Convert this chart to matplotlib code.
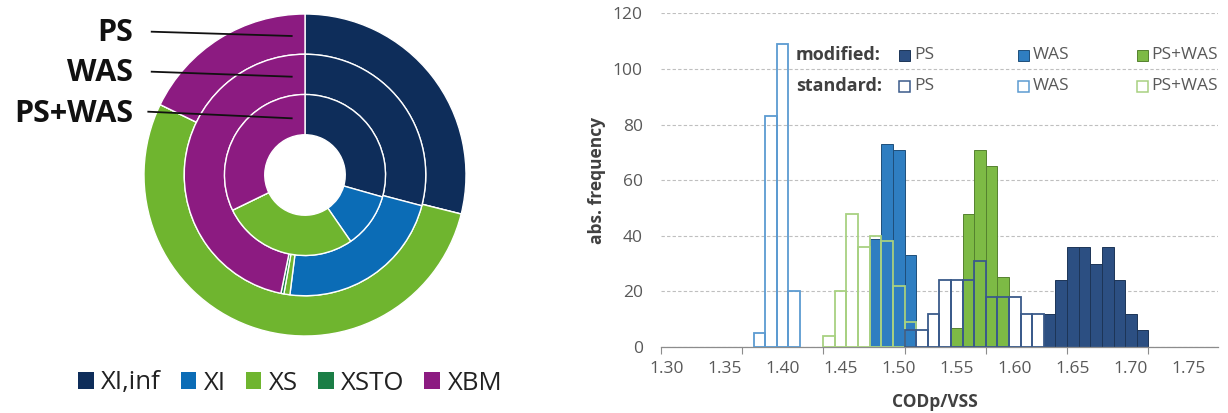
import numpy as np
import matplotlib.pyplot as plt
from matplotlib.patches import Patch, Rectangle

plt.rcParams['font.family'] = ['Open Sans', 'DejaVu Sans']

# sludge fractions (% of COD) per ring, clockwise from 12 o'clock
fractions = ["XI,inf", "XI", "XS", "XSTO", "XBM"]
frac_colors = ["#0E2D5A", "#0B6CB6", "#6FB52F", "#1B7E46", "#8C1B81"]
ps_share = [28.9, 0.0, 53.3, 0.0, 17.8]
was_share = [29.1, 22.9, 0.8, 0.4, 46.8]
pswas_share = [29.4, 11.0, 27.4, 0.0, 32.2]
ring_names = ["PS", "WAS", "PS+WAS"]

# histograms of CODp/VSS, bins of 0.01
std_was_x = [1.38, 1.39, 1.40, 1.41]
std_was_n = [5, 83, 109, 20]
std_pswas_x = [1.44, 1.45, 1.46, 1.47, 1.48, 1.49, 1.50, 1.51]
std_pswas_n = [4, 20, 48, 36, 40, 38, 22, 9]
std_ps_x = [1.51, 1.52, 1.53, 1.54, 1.55, 1.56, 1.57, 1.58, 1.59, 1.60, 1.61, 1.62]
std_ps_n = [6, 6, 12, 24, 24, 24, 31, 18, 18, 18, 12, 12]
mod_was_x = [1.48, 1.49, 1.50, 1.51]
mod_was_n = [39, 73, 71, 33]
mod_pswas_x = [1.55, 1.56, 1.57, 1.58, 1.59]
mod_pswas_n = [7, 48, 71, 65, 25]
mod_ps_x = [1.63, 1.64, 1.65, 1.66, 1.67, 1.68, 1.69, 1.70, 1.71]
mod_ps_n = [12, 24, 36, 36, 30, 36, 24, 12, 6]

x_labels = ["1.30", "1.35", "1.40", "1.45", "1.50", "1.55", "1.60", "1.65", "1.70", "1.75"]
x_marks = [1.295, 1.365, 1.435, 1.505, 1.575, 1.645, 1.715]

c_ps, c_was, c_pswas = "#2C4F82", "#2F7EC1", "#7DBA45"
e_ps, e_was, e_pswas = "#1D3557", "#1F4F7A", "#55822F"
s_ps, s_was, s_pswas = "#3A5A8A", "#5C9BD1", "#A8D181"
txt_gray = "#595959"
txt_dark = "#404040"

W, H = 1228, 413
fig = plt.figure(figsize=(W / 100, H / 100), dpi=100)

# ---- nested donut ----
cx, cy, r_px = 305, 175, 161
half = 170
ax_d = fig.add_axes([(cx - half) / W, (H - cy - half) / H, 2 * half / W, 2 * half / H])
wp = dict(width=0.25, edgecolor="white", linewidth=1.0)
for share, rad in zip([ps_share, was_share, pswas_share], [1.0, 0.75, 0.5]):
    ax_d.pie(share, radius=rad, colors=frac_colors, startangle=90, counterclock=False,
             wedgeprops=wp)
ax_d.set_xlim(-half / r_px, half / r_px)
ax_d.set_ylim(-half / r_px, half / r_px)
ax_d.axis("off")

handles = [Patch(facecolor=c, edgecolor="none") for c in frac_colors]
fig.legend(handles, fractions, ncol=5, loc="center", bbox_to_anchor=(290 / W, 1 - 383 / H),
           frameon=False, fontsize=18.5, handlelength=0.62, handleheight=0.62,
           handletextpad=0.3, columnspacing=0.75, labelcolor="#222222")

# ---- histogram ----
x0_px, x1_px, y0_px, y1_px = 660.7, 1218, 347, 13.3
ax = fig.add_axes([x0_px / W, (H - y0_px) / H, (x1_px - x0_px) / W, (y0_px - y1_px) / H])

for xs, ns, fc, ec in [(mod_was_x, mod_was_n, c_was, e_was),
                       (mod_pswas_x, mod_pswas_n, c_pswas, e_pswas),
                       (mod_ps_x, mod_ps_n, c_ps, e_ps)]:
    ax.bar(xs, ns, width=0.01, color=fc, edgecolor=ec, linewidth=0.7, zorder=2)
for xs, ns, ec in [(std_was_x, std_was_n, s_was),
                   (std_pswas_x, std_pswas_n, s_pswas),
                   (std_ps_x, std_ps_n, s_ps)]:
    ax.bar(xs, ns, width=0.01, fill=False, edgecolor=ec, linewidth=1.3, zorder=3)

ax.set_xlim(1.295, 1.775)
ax.set_ylim(0, 120)
ax.set_xticks([float(v) for v in x_labels])
ax.set_xticklabels(x_labels)
ax.set_xticks(x_marks, minor=True)
ax.set_yticks(np.arange(0, 121, 20))
ax.tick_params(axis="x", which="major", length=0, pad=10, labelsize=12.5, labelcolor=txt_gray)
ax.tick_params(axis="x", which="minor", length=5, width=0.8, color="#8C8C8C")
ax.tick_params(axis="y", length=0, pad=13, labelsize=12.5, labelcolor=txt_gray)
ax.yaxis.grid(True, linestyle=(0, (3, 2)), color="#BFBFBF", linewidth=0.8)
ax.set_axisbelow(True)
for side in ["left", "right", "top"]:
    ax.spines[side].set_visible(False)
ax.spines["bottom"].set_color("#8C8C8C")
ax.spines["bottom"].set_linewidth(0.9)

fig.text(597 / W, 1 - 180 / H, "abs. frequency", rotation=90, ha="center", va="center",
         fontsize=12.5, fontweight="bold", color=txt_dark)
fig.text(935 / W, 1 - 402 / H, "CODp/VSS", ha="center", va="center",
         fontsize=12.5, fontweight="bold", color=txt_dark)

# ---- overlay in pixel coordinates for labels and legend ----
ov = fig.add_axes([0, 0, 1, 1], zorder=5)
ov.set_xlim(0, W)
ov.set_ylim(H, 0)
ov.axis("off")

label_y = [33, 73, 114]
line_pts = [((151.7, 31.7), (291.7, 36.0)),
            ((151.7, 71.7), (291.7, 76.7)),
            ((148.3, 111.7), (291.7, 118.3))]
for name, ly, (p, q) in zip(ring_names, label_y, line_pts):
    ov.text(133, ly, name, ha="right", va="center", fontsize=22, fontweight="bold", color="#111111")
    ov.plot([p[0], q[0]], [p[1], q[1]], color="#111111", lw=1.3)

ov.text(795.7, 55, "modified:", ha="left", va="center", fontsize=13, fontweight="bold", color=txt_dark)
ov.text(795.7, 86, "standard:", ha="left", va="center", fontsize=13, fontweight="bold", color=txt_dark)
series_names = ["PS", "WAS", "PS+WAS"]
sq_x = [899, 1018, 1136.5]
for name, sx, fc, ec, sc in zip(series_names, sq_x, [c_ps, c_was, c_pswas],
                                [e_ps, e_was, e_pswas], [s_ps, s_was, s_pswas]):
    ov.add_patch(Rectangle((sx, 50), 11, 11, facecolor=fc, edgecolor=ec, lw=0.7))
    ov.add_patch(Rectangle((sx, 81), 11, 11, facecolor="white", edgecolor=sc, lw=1.1))
    ov.text(sx + 15, 55, name, ha="left", va="center", fontsize=12.5, color=txt_gray)
    ov.text(sx + 15, 86, name, ha="left", va="center", fontsize=12.5, color=txt_gray)

fig.savefig("out.png", dpi=100)
plt.close()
◇ ◇ ◇ ◇ ◇
Work to be completed: Exactly as written, please give again the lines from the beginning of the listing through the line containing "plt.rcParams['font.family'] = ['Open", inclusive, without any pictures.

Solution:
Convert this chart to matplotlib code.
import numpy as np
import matplotlib.pyplot as plt
from matplotlib.patches import Patch, Rectangle

plt.rcParams['font.family'] = ['Open Sans', 'DejaVu Sans']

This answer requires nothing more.